◆ YOUR TASK
In the material below, identify each line bearing the word "that". Reproduce those lines.

◆ DATASET SECTION
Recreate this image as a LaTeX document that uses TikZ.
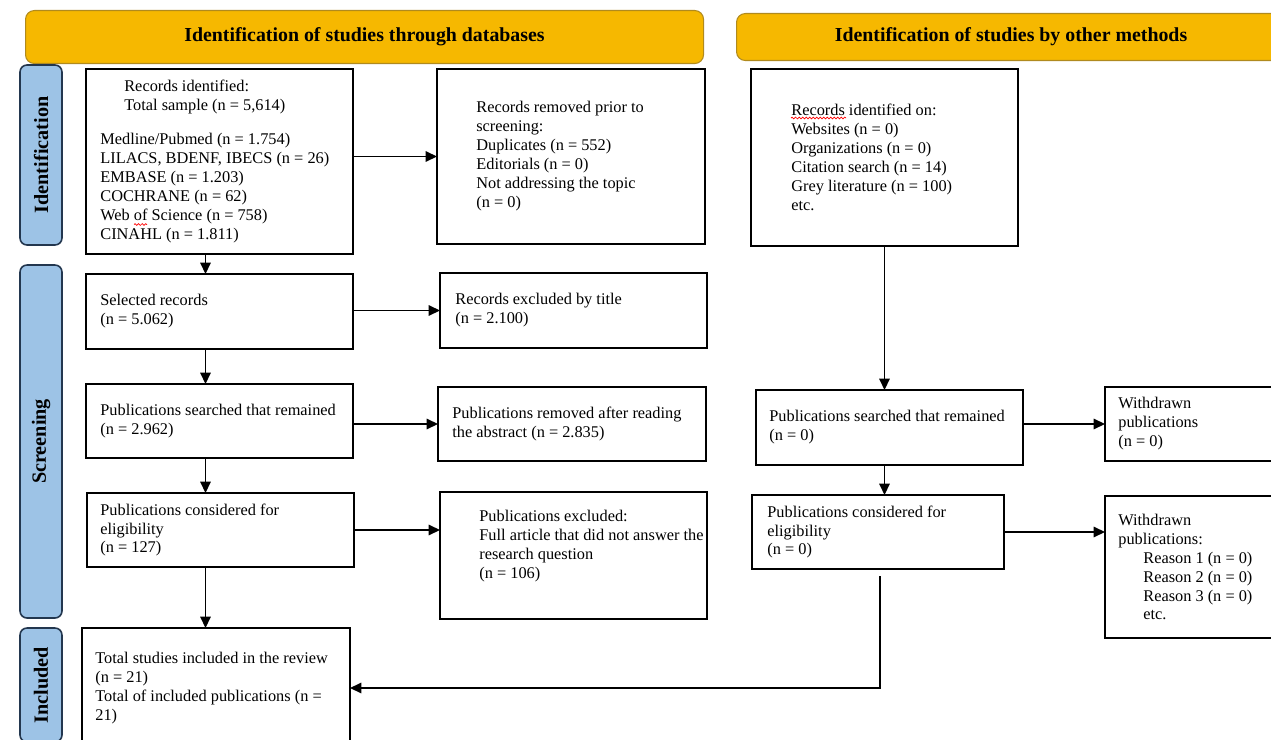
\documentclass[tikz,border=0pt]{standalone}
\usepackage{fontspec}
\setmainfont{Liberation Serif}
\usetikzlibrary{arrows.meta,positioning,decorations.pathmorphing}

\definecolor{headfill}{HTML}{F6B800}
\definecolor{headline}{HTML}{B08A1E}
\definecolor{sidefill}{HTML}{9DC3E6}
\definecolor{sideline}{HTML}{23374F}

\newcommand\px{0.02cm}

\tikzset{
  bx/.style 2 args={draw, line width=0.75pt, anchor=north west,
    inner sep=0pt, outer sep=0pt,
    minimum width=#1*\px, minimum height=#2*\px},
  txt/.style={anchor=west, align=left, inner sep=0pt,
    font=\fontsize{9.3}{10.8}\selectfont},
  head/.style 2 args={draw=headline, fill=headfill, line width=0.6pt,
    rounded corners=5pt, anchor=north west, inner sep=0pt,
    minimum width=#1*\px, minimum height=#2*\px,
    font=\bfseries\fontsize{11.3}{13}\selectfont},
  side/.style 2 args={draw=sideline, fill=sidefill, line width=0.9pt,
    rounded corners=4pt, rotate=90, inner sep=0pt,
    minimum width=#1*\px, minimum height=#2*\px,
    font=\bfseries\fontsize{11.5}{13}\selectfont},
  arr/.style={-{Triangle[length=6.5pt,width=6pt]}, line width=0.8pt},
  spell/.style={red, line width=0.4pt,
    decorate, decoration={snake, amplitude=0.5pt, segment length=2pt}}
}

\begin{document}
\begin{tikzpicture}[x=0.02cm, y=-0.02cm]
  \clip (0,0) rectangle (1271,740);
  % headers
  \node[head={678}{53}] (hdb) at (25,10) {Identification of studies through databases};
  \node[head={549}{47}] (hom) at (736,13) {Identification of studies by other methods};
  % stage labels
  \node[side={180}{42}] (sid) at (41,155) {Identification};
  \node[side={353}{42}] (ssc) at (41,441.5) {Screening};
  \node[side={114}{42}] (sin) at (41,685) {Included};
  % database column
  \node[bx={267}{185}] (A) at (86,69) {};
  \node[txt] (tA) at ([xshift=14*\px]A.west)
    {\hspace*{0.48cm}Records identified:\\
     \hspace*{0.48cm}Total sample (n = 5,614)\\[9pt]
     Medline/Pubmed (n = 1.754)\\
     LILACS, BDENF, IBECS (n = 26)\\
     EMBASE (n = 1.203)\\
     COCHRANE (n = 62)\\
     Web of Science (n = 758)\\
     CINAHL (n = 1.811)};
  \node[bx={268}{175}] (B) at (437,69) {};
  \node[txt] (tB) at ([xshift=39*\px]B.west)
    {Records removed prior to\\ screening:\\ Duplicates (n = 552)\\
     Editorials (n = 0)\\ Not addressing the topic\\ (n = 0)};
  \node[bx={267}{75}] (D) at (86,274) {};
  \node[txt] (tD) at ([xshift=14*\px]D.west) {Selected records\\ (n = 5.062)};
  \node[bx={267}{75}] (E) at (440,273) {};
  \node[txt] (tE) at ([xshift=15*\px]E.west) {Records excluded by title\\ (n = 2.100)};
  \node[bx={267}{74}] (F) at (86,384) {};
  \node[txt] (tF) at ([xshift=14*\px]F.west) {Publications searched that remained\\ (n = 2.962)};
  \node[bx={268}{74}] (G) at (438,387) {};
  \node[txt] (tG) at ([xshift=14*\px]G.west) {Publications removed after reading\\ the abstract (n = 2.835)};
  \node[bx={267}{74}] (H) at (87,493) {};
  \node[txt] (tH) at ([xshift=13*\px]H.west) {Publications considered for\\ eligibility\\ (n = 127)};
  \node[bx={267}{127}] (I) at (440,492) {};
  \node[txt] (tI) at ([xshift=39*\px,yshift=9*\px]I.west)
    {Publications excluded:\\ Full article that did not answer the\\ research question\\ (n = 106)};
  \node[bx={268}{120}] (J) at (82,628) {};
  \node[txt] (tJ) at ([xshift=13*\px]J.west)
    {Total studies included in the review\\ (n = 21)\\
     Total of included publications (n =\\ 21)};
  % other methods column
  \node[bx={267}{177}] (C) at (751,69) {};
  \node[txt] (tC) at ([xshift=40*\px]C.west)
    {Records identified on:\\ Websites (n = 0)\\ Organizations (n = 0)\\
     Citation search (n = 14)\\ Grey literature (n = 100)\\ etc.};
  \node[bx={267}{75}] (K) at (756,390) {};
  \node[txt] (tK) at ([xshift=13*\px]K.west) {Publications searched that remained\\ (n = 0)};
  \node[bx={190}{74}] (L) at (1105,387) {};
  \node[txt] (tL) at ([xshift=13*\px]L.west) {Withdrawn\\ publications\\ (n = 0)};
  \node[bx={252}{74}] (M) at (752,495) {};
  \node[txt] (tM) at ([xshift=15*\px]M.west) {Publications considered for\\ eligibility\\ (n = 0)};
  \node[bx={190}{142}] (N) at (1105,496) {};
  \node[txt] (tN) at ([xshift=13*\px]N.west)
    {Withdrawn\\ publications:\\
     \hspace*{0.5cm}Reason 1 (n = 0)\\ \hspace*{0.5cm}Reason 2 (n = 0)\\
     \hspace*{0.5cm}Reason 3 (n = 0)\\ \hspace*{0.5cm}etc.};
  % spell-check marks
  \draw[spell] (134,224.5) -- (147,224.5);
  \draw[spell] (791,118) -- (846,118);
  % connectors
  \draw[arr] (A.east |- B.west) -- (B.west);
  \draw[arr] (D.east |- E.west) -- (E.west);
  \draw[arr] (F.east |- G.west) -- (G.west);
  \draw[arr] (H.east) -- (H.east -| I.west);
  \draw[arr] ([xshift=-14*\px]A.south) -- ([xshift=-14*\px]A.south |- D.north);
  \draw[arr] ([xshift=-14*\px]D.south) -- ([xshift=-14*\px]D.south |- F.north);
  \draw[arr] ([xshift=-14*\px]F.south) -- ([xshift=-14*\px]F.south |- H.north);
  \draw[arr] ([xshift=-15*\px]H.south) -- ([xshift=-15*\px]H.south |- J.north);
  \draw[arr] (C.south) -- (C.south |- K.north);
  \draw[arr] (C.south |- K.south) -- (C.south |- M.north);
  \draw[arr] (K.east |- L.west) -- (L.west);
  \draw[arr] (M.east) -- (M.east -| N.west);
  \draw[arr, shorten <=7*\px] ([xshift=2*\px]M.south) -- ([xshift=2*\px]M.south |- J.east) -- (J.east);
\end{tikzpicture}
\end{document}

◆ RESULT OF THIS EXERCISE
Recreate this image as a LaTeX document that uses TikZ.
  \node[txt] (tF) at ([xshift=14*\px]F.west) {Publications searched that remained\\ (n = 2.962)};
    {Publications excluded:\\ Full article that did not answer the\\ research question\\ (n = 106)};
  \node[txt] (tK) at ([xshift=13*\px]K.west) {Publications searched that remained\\ (n = 0)};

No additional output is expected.